¹海南大学食品科学与工程学院, 海口 570228
²海南大学生命科学与药学院, 海口 570228

收稿日期:2020-02-22 接受日期:2020-05-08 出版日期:2020-09-01 发布日期:2020-09-03
通讯作者: 史学群,宋海超
作者简介:songhaichao@sohu.com
*E-mail: shixuequn@163.com;
基金资助:
海南省科技厅创新团队(2019CXTD399)

Molecular Mechanism of the Generation of Asexual Spores of the Mango Fungal Pathogen (Colletotrichum gloeosporioides) Induced by Mechanical Injuries

Liyan Wang¹, Mengyao Lu¹, Yue Tong¹, Xiangbin Xu¹, Zhengke Zhang¹, Lanhuan Meng¹, Xuequn Shi¹^,^*(), Haichao Song²^,^*()
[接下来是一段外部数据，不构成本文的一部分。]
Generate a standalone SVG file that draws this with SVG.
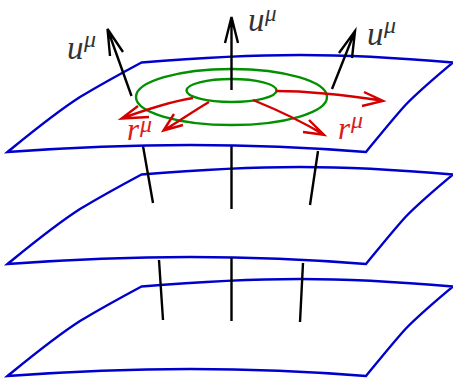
<svg xmlns="http://www.w3.org/2000/svg" width="453" height="378" viewBox="0 0 453 378">
<style>
.sheet{fill:none;stroke:#0000cc;stroke-width:2.400}
.ring{fill:none;stroke:#009000;stroke-width:2.400}
.k{fill:none;stroke:#000;stroke-width:2.400}
.r{fill:none;stroke:#d40000;stroke-width:2.400}
text{font-family:"Liberation Serif",serif;font-style:italic}
.lk{fill:#333;font-size:33px}
.lr{fill:#d82020;font-size:31px}
.sup{font-size:24px}
.supt{font-size:23px}
</style>
<defs>
<path id="s" d="M7.500 152C70 147.500 130 145 190 145C250 145 310 147.500 366 152C380 135 392 120 405 105.500C420 90 437 76 453 62.500C400 58 350 55 300 55C245 55 190 58.500 141.500 62.500C120 74 100 85 80 97C55 113 32 132 7.500 152Z"/>
</defs>
<g id="sheet-3"><use href="#s" class="sheet" y="224"/></g>
<g id="sheet-2"><use href="#s" class="sheet" y="112"/></g>
<g id="connectors">
<path class="k" d="M159 260L163 320M231.500 258V321M303 263L300 322"/>
<path class="k" d="M143 146L153 203M231.500 146V209M318 151L310 205"/>
</g>
<g id="sheet-1"><use href="#s" class="sheet"/></g>
<g id="rings">
<ellipse class="ring" cx="231.500" cy="97" rx="95.500" ry="28"/>
<ellipse class="ring" cx="231.500" cy="90.500" rx="45" ry="11.500"/>
</g>
<g id="normals">
<path class="k" d="M131.500 96L107.500 29M110 56L107.500 29L123 52"/>
<path class="k" d="M231.500 90V17M225 43L231.500 17L238 43"/>
<path class="k" d="M332 89L355 31M339 53L355 31L352 58"/>
</g>
<g id="radials">
<path class="r" d="M193 98C168 102 145 110 121.500 118.500M138 106L121.500 118.500L149 117"/>
<path class="r" d="M209 102C192 112 178 122 163.500 130.500M174 114L163.500 130.500L183 125"/>
<path class="r" d="M276 91C310 91 345 95 383 100.800M364 92L383 100.800L362 106"/>
<path class="r" d="M253 100C280 111 303 122 324 134.800M309 120L324 134.800L303 132"/>
</g>
<g id="labels">
<text class="lk" x="67" y="59">u<tspan class="sup" x="84" dy="-12">μ</tspan></text>
<text class="lk" x="248" y="31">u<tspan class="supt" x="265" dy="-10">μ</tspan></text>
<text class="lk" x="367" y="45">u<tspan class="sup" x="384" dy="-12">μ</tspan></text>
<text class="lr" x="127" y="140">r<tspan class="sup" x="140" dy="-8">μ</tspan></text>
<text class="lr" x="338" y="139">r<tspan class="sup" x="351" dy="-11">μ</tspan></text>
</g>
</svg>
¹College of Food Science and Engineering, Hainan University, Haikou 570228, China
²School of Life and Pharmaceutical Sciences, Hainan University, Haikou 570228, China

Received:2020-02-22 Accepted:2020-05-08 Online:2020-09-01 Published:2020-09-03
Contact: Xuequn Shi,Haichao Song

摘要/Abstract

摘要： 胶孢炭疽菌(Colletotrichum gloeosporioides)是引发芒果(Mangifera indica)炭疽病的主要病原体。室内平板培养胶孢炭疽菌不产生或产生很少分生孢子的情况时有发生, 但菌丝在机械损伤后24-48小时会产生大量分生孢子。胶孢炭疽菌应答机械损伤诱导产孢的核心基因及关键代谢通路尚未见报道。基于转录组测序(RNA-seq)技术检测了芒果胶孢炭疽菌菌丝在机械损伤处理后2小时内5个时间点的基因表达变化, 对差异表达基因进行GO富集和KEGG代谢通路富集分析, 并对菌丝响应胁迫的基因动态表达数据进行分析。基于常微分方程ODE模型结合变量选择技术, 构建了动态基因调控网络。结果表明, 有417个差异表达基因参与应答胶孢炭疽菌菌丝机械损伤, 分属12个聚类模块, 有4条通路存在显著富集, 分别是丙酮酸代谢、硫代谢、黄曲霉素合成途径和二萜合成途径。结合功能注释筛选出12个应答菌丝损伤胁迫的核心基因。研究结果为后续深入开展芒果胶孢炭疽菌产孢和致病机理研究奠定了重要基础。
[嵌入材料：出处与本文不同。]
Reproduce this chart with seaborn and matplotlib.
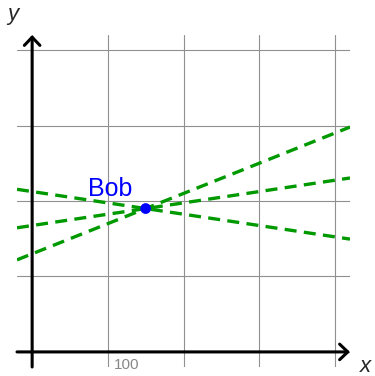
import numpy as np
import pandas as pd
import matplotlib
import matplotlib.pyplot as plt
import seaborn as sns

matplotlib.use('Agg')

# values
grid_ticks = [0, 100, 200, 300, 400]
line_x = [-20, 420]
line_steep = [122, 298]
line_mild = [164.5, 230.5]
line_down = [215.5, 149.5]
point_x = [150]
point_y = [190]
point_label = "Bob"
tick_label = "100"

sns.set_style("white")
plt.rcParams['font.family'] = ['Liberation Sans', 'DejaVu Sans']

fig = plt.figure(figsize=(3.75, 3.76), dpi=100)
ax = fig.add_axes([17 / 375, 9 / 376, 333 / 375, 332 / 376])
ax.set_xlim(-20, 420)
ax.set_ylim(-20, 420)

for name, ys in [("steep", line_steep), ("mild", line_mild), ("down", line_down)]:
    df = pd.DataFrame({"x": line_x, "y": ys})
    sns.lineplot(data=df, x="x", y="y", ax=ax, color="#009900", lw=2.4,
                 linestyle=(0, (3.6, 2.2)), zorder=3)

sns.scatterplot(x=point_x, y=point_y, ax=ax, color="#0000ff", s=60,
                edgecolor="none", zorder=5)
ax.text(74, 206.5, point_label, color="#0000ff", fontsize=18,
        ha="left", va="baseline", zorder=6)

# grid
ax.set_xticks(grid_ticks)
ax.set_yticks(grid_ticks)
ax.grid(True, color="#909090", lw=0.8)
ax.tick_params(length=0, labelbottom=False, labelleft=False)
for s in ax.spines.values():
    s.set_visible(False)
ax.set_xlabel("")
ax.set_ylabel("")

# axes with arrows
arrow = dict(arrowstyle="->, head_length=0.42, head_width=0.4", lw=2.2,
             color="black", shrinkA=0, shrinkB=0, mutation_scale=14)
ax.annotate("", xy=(420, 0), xytext=(-20, 0), arrowprops=arrow,
            annotation_clip=False, zorder=4)
ax.annotate("", xy=(0, 420), xytext=(0, -20), arrowprops=arrow,
            annotation_clip=False, zorder=4)

ax.text(108, -22.5, tick_label, color="#888888", fontsize=11,
        ha="left", va="baseline")

fig.text(7 / 375, 1 - 20 / 376, "y", fontsize=16, style="italic",
         ha="left", va="baseline")
fig.text(360 / 375, 4 / 376, "x", fontsize=16, style="italic",
         ha="left", va="baseline")

fig.savefig("out.png", dpi=100)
关键词: 芒果, 胶孢炭疽菌, 损伤胁迫, RNA-seq, 动态表达

Abstract: Colletotrichum gloeosporioides is a prevalent pathogen that causes anthracnose in mango (Mangifera indica). Mycelium of C. gloeosporioides will accumulate a large number of conidia in 24-48 hours after mechanical injuries. However, it often accumulates none or few conidia during indoor culture, and the gene regulatory networks of the response to injury for a short-time (ST), or the key metabolic pathways involved in the response has not been explored. In this study, RNA-seq was carried out on RNA samples obtained at 5 time points within 2 hours after mechanical injuries. The differentially expressed genes were enriched by GO enrichment and KEGG metabolic pathway. The expression dynamics of mycelia in response to ST injury stress was analyzed. Based on a nonlinear ordinary differential equation model coupled with variable selection techniques, inter-module networks were constructed. The results showed that 417 differentially expressed genes were obtained, which belong to 12 clustered modules. KEGG enrichment analysis of differentially expressed genes was enriched in the process of pyruvate metabolism, sulfur metabolism, aflatoxin biosynthesis, diterpenoid biosynthesis. Combined with functional annotation, 12 core genes were identified that significantly correlated with ST injury-induced expression. These results provide valuable references for further research on asexual development and pathogenicity in C. gloeosporioides.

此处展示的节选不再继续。